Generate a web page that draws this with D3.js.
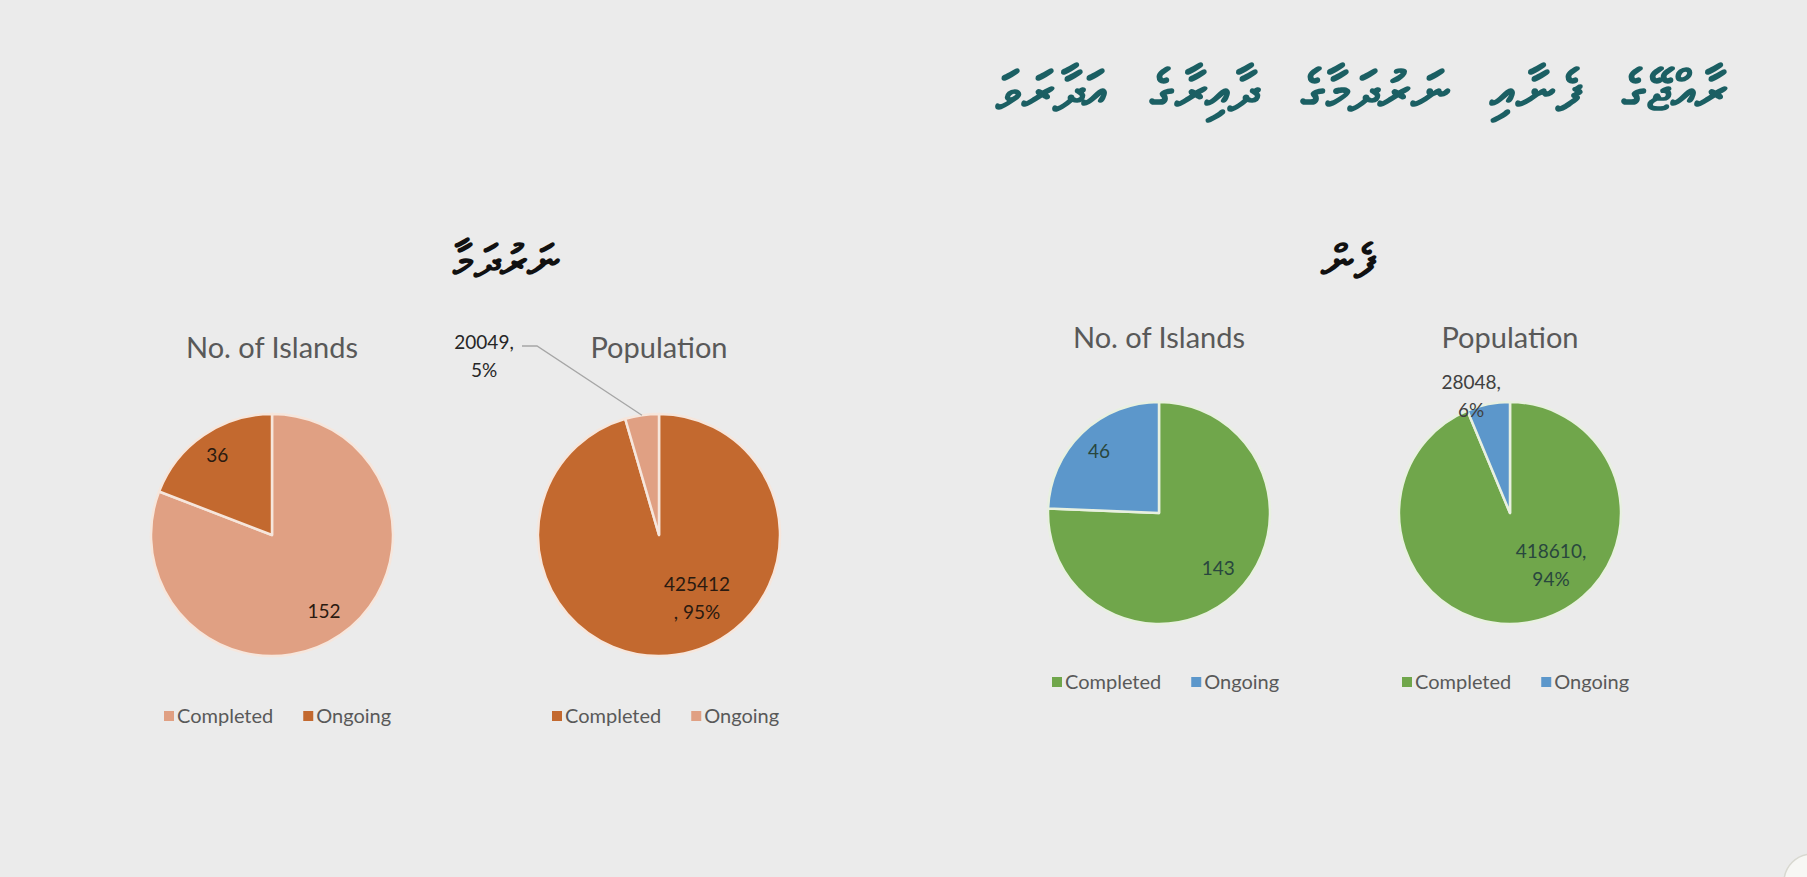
<!DOCTYPE html>
<html>
<head>
<meta charset="utf-8">
<script src="https://cdn.jsdelivr.net/npm/d3@7"></script>
<style>
  html, body { margin: 0; padding: 0; background: #ebebeb; }
  svg { display: block; }
</style>
</head>
<body>
<svg id="chart" width="1807" height="877"></svg>
<script>
// data
const categories = ["Completed", "Ongoing"];
const sewerIslands = [152, 36];
const sewerPopulation = [425412, 20049];
const waterIslands = [143, 46];
const waterPopulation = [418610, 28048];

const titleText = "ރާއްޖޭގެ ފެނާއި ނަރުދަމާގެ ދާއިރާގެ އަދާރަވަ";
const sewerTitle = "ނަރުދަމާ";
const waterTitle = "ފެން";
const chartTitles = ["No. of Islands", "Population"];

var svg = d3.select("#chart");
var font = "Lato, 'Open Sans', sans-serif";

svg.append("rect").attr("width", 1807).attr("height", 877).attr("fill", "#ebebeb");

// heading, sized to span the same width as on the slide
var title = svg.append("text")
   .attr("x", 1362).attr("y", 110)
   .attr("text-anchor", "middle")
   .attr("direction", "rtl")
   .attr("font-size", 56)
   .attr("font-weight", "bold")
   .attr("word-spacing", 28)
   .attr("fill", "#1b5f63")
   .text(titleText);
var tl = title.node().getComputedTextLength();
if (tl > 0) title.attr("font-size", 56 * 725 / tl);

svg.append("text").attr("x", 505).attr("y", 277)
   .attr("text-anchor", "middle").attr("direction", "rtl")
   .attr("font-size", 46).attr("font-weight", "bold")
   .attr("fill", "#111").text(sewerTitle);
svg.append("text").attr("x", 1348).attr("y", 277)
   .attr("text-anchor", "middle").attr("direction", "rtl")
   .attr("font-size", 46).attr("font-weight", "bold")
   .attr("fill", "#111").text(waterTitle);

// one entry per pie: layout only
var charts = [
  {values: sewerIslands, title: chartTitles[0], cx: 272, cy: 535, r: 121, ty: 358, ly: 716,
   colors: ["#e0a083", "#c3692f"], text: "#2a1a10", stroke: "#f6e6dc", pct: false,
   labels: [{rf: 0.76}, {rf: 0.8}], legendX: 164},
  {values: sewerPopulation, title: chartTitles[1], cx: 659, cy: 535, r: 121, ty: 358, ly: 716,
   colors: ["#c3692f", "#e0a083"], text: "#2a1a10", stroke: "#f6e6dc", pct: true,
   labels: [{rf: 0.61, angle: 149}, {outside: true, dx: -175, dy: -179}], legendX: 552},
  {values: waterIslands, title: chartTitles[0], cx: 1159, cy: 513, r: 111, ty: 348, ly: 682,
   colors: ["#70a64b", "#5c97cb"], text: "#29473e", stroke: "#e8f0e0", pct: false,
   labels: [{rf: 0.73, angle: 133}, {rf: 0.78}], legendX: 1052},
  {values: waterPopulation, title: chartTitles[1], cx: 1510, cy: 513, r: 111, ty: 348, ly: 682,
   colors: ["#70a64b", "#5c97cb"], text: "#29473e", stroke: "#e8f0e0", pct: true,
   labels: [{rf: 0.6, angle: 142}, {rf: 1.11, angle: 341.6, plain: true}], legendX: 1402}
];

var pie = d3.pie().sort(null);

charts.forEach(function(c) {
    var g = svg.append("g").attr("transform", "translate(" + c.cx + "," + c.cy + ")");
    var arcs = pie(c.values);
    var arc = d3.arc().innerRadius(0).outerRadius(c.r);
    var total = d3.sum(c.values);

    g.selectAll("path")
     .data(arcs)
     .enter().append("path")
     .attr("d", arc)
     .attr("fill", (d, i) => c.colors[i])
     .attr("stroke", c.stroke)
     .attr("stroke-width", 2.5)
     .attr("stroke-linejoin", "round");

    svg.append("text")
       .attr("x", c.cx).attr("y", c.ty)
       .attr("text-anchor", "middle")
       .attr("font-family", font).attr("font-size", 29)
       .attr("fill", "#595959")
       .text(c.title);

    arcs.forEach(function(d, i) {
        var spec = c.labels[i];
        var mid = (d.startAngle + d.endAngle) / 2;
        var pct = Math.round(d.data / total * 100) + "%";
        var lines = c.pct ? [d.data + ",", pct] : [String(d.data)];
        // the sewerage population label wraps before the comma
        if (c.pct && i == 0 && c.cx < 900) lines = [String(d.data), ", " + pct];
        var x, y, col = c.text;
        if (spec.outside) {
            x = spec.dx; y = spec.dy;
            col = "#262626";
            var ex = Math.sin(mid) * c.r, ey = -Math.cos(mid) * c.r;
            g.append("polyline")
             .attr("points", [[x + 38, y - 10], [x + 53, y - 10], [ex, ey]].map(p => p.join(",")).join(" "))
             .attr("fill", "none").attr("stroke", "#a6a6a6").attr("stroke-width", 1.3);
        } else {
            var a = spec.angle != null ? spec.angle * Math.PI / 180 : mid;
            x = Math.sin(a) * c.r * spec.rf;
            y = -Math.cos(a) * c.r * spec.rf;
            if (spec.plain) col = "#404040";
        }
        var t = g.append("text")
                 .attr("text-anchor", "middle")
                 .attr("font-family", font).attr("font-size", 19)
                 .attr("fill", col);
        var y0 = y - (lines.length - 1) * 14;
        lines.forEach(function(s, k) {
            t.append("tspan").attr("x", x).attr("y", y0 + k * 28 + 7).text(s);
        });
    });

    // legend
    var lg = svg.append("g").attr("transform", "translate(" + c.legendX + "," + c.ly + ")");
    var lx = 0;
    categories.forEach(function(name, i) {
        lg.append("rect").attr("x", lx).attr("y", -5).attr("width", 10).attr("height", 10)
          .attr("fill", c.colors[i]);
        var tt = lg.append("text").attr("x", lx + 13).attr("y", 7)
          .attr("font-family", font).attr("font-size", 20)
          .attr("fill", "#595959").text(name);
        lx += 13 + tt.node().getComputedTextLength() + 30;
    });
});

// corner emblem
svg.append("circle").attr("cx", 1812).attr("cy", 882).attr("r", 28)
   .attr("fill", "#f7f7f4").attr("stroke", "#d8d8d0").attr("stroke-width", 1.5);
</script>
</body>
</html>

## Request
Using the material above, return every line exactly as it appears, minus the pictures.

## Task response
Generate a web page that draws this with D3.js.
<!DOCTYPE html>
<html>
<head>
<meta charset="utf-8">
<script src="https://cdn.jsdelivr.net/npm/d3@7"></script>
<style>
  html, body { margin: 0; padding: 0; background: #ebebeb; }
  svg { display: block; }
</style>
</head>
<body>
<svg id="chart" width="1807" height="877"></svg>
<script>
// data
const categories = ["Completed", "Ongoing"];
const sewerIslands = [152, 36];
const sewerPopulation = [425412, 20049];
const waterIslands = [143, 46];
const waterPopulation = [418610, 28048];

const titleText = "ރާއްޖޭގެ ފެނާއި ނަރުދަމާގެ ދާއިރާގެ އަދާރަވަ";
const sewerTitle = "ނަރުދަމާ";
const waterTitle = "ފެން";
const chartTitles = ["No. of Islands", "Population"];

var svg = d3.select("#chart");
var font = "Lato, 'Open Sans', sans-serif";

svg.append("rect").attr("width", 1807).attr("height", 877).attr("fill", "#ebebeb");

// heading, sized to span the same width as on the slide
var title = svg.append("text")
   .attr("x", 1362).attr("y", 110)
   .attr("text-anchor", "middle")
   .attr("direction", "rtl")
   .attr("font-size", 56)
   .attr("font-weight", "bold")
   .attr("word-spacing", 28)
   .attr("fill", "#1b5f63")
   .text(titleText);
var tl = title.node().getComputedTextLength();
if (tl > 0) title.attr("font-size", 56 * 725 / tl);

svg.append("text").attr("x", 505).attr("y", 277)
   .attr("text-anchor", "middle").attr("direction", "rtl")
   .attr("font-size", 46).attr("font-weight", "bold")
   .attr("fill", "#111").text(sewerTitle);
svg.append("text").attr("x", 1348).attr("y", 277)
   .attr("text-anchor", "middle").attr("direction", "rtl")
   .attr("font-size", 46).attr("font-weight", "bold")
   .attr("fill", "#111").text(waterTitle);

// one entry per pie: layout only
var charts = [
  {values: sewerIslands, title: chartTitles[0], cx: 272, cy: 535, r: 121, ty: 358, ly: 716,
   colors: ["#e0a083", "#c3692f"], text: "#2a1a10", stroke: "#f6e6dc", pct: false,
   labels: [{rf: 0.76}, {rf: 0.8}], legendX: 164},
  {values: sewerPopulation, title: chartTitles[1], cx: 659, cy: 535, r: 121, ty: 358, ly: 716,
   colors: ["#c3692f", "#e0a083"], text: "#2a1a10", stroke: "#f6e6dc", pct: true,
   labels: [{rf: 0.61, angle: 149}, {outside: true, dx: -175, dy: -179}], legendX: 552},
  {values: waterIslands, title: chartTitles[0], cx: 1159, cy: 513, r: 111, ty: 348, ly: 682,
   colors: ["#70a64b", "#5c97cb"], text: "#29473e", stroke: "#e8f0e0", pct: false,
   labels: [{rf: 0.73, angle: 133}, {rf: 0.78}], legendX: 1052},
  {values: waterPopulation, title: chartTitles[1], cx: 1510, cy: 513, r: 111, ty: 348, ly: 682,
   colors: ["#70a64b", "#5c97cb"], text: "#29473e", stroke: "#e8f0e0", pct: true,
   labels: [{rf: 0.6, angle: 142}, {rf: 1.11, angle: 341.6, plain: true}], legendX: 1402}
];

var pie = d3.pie().sort(null);

charts.forEach(function(c) {
    var g = svg.append("g").attr("transform", "translate(" + c.cx + "," + c.cy + ")");
    var arcs = pie(c.values);
    var arc = d3.arc().innerRadius(0).outerRadius(c.r);
    var total = d3.sum(c.values);

    g.selectAll("path")
     .data(arcs)
     .enter().append("path")
     .attr("d", arc)
     .attr("fill", (d, i) => c.colors[i])
     .attr("stroke", c.stroke)
     .attr("stroke-width", 2.5)
     .attr("stroke-linejoin", "round");

    svg.append("text")
       .attr("x", c.cx).attr("y", c.ty)
       .attr("text-anchor", "middle")
       .attr("font-family", font).attr("font-size", 29)
       .attr("fill", "#595959")
       .text(c.title);

    arcs.forEach(function(d, i) {
        var spec = c.labels[i];
        var mid = (d.startAngle + d.endAngle) / 2;
        var pct = Math.round(d.data / total * 100) + "%";
        var lines = c.pct ? [d.data + ",", pct] : [String(d.data)];
        // the sewerage population label wraps before the comma
        if (c.pct && i == 0 && c.cx < 900) lines = [String(d.data), ", " + pct];
        var x, y, col = c.text;
        if (spec.outside) {
            x = spec.dx; y = spec.dy;
            col = "#262626";
            var ex = Math.sin(mid) * c.r, ey = -Math.cos(mid) * c.r;
            g.append("polyline")
             .attr("points", [[x + 38, y - 10], [x + 53, y - 10], [ex, ey]].map(p => p.join(",")).join(" "))
             .attr("fill", "none").attr("stroke", "#a6a6a6").attr("stroke-width", 1.3);
        } else {
            var a = spec.angle != null ? spec.angle * Math.PI / 180 : mid;
            x = Math.sin(a) * c.r * spec.rf;
            y = -Math.cos(a) * c.r * spec.rf;
            if (spec.plain) col = "#404040";
        }
        var t = g.append("text")
                 .attr("text-anchor", "middle")
                 .attr("font-family", font).attr("font-size", 19)
                 .attr("fill", col);
        var y0 = y - (lines.length - 1) * 14;
        lines.forEach(function(s, k) {
            t.append("tspan").attr("x", x).attr("y", y0 + k * 28 + 7).text(s);
        });
    });

    // legend
    var lg = svg.append("g").attr("transform", "translate(" + c.legendX + "," + c.ly + ")");
    var lx = 0;
    categories.forEach(function(name, i) {
        lg.append("rect").attr("x", lx).attr("y", -5).attr("width", 10).attr("height", 10)
          .attr("fill", c.colors[i]);
        var tt = lg.append("text").attr("x", lx + 13).attr("y", 7)
          .attr("font-family", font).attr("font-size", 20)
          .attr("fill", "#595959").text(name);
        lx += 13 + tt.node().getComputedTextLength() + 30;
    });
});

// corner emblem
svg.append("circle").attr("cx", 1812).attr("cy", 882).attr("r", 28)
   .attr("fill", "#f7f7f4").attr("stroke", "#d8d8d0").attr("stroke-width", 1.5);
</script>
</body>
</html>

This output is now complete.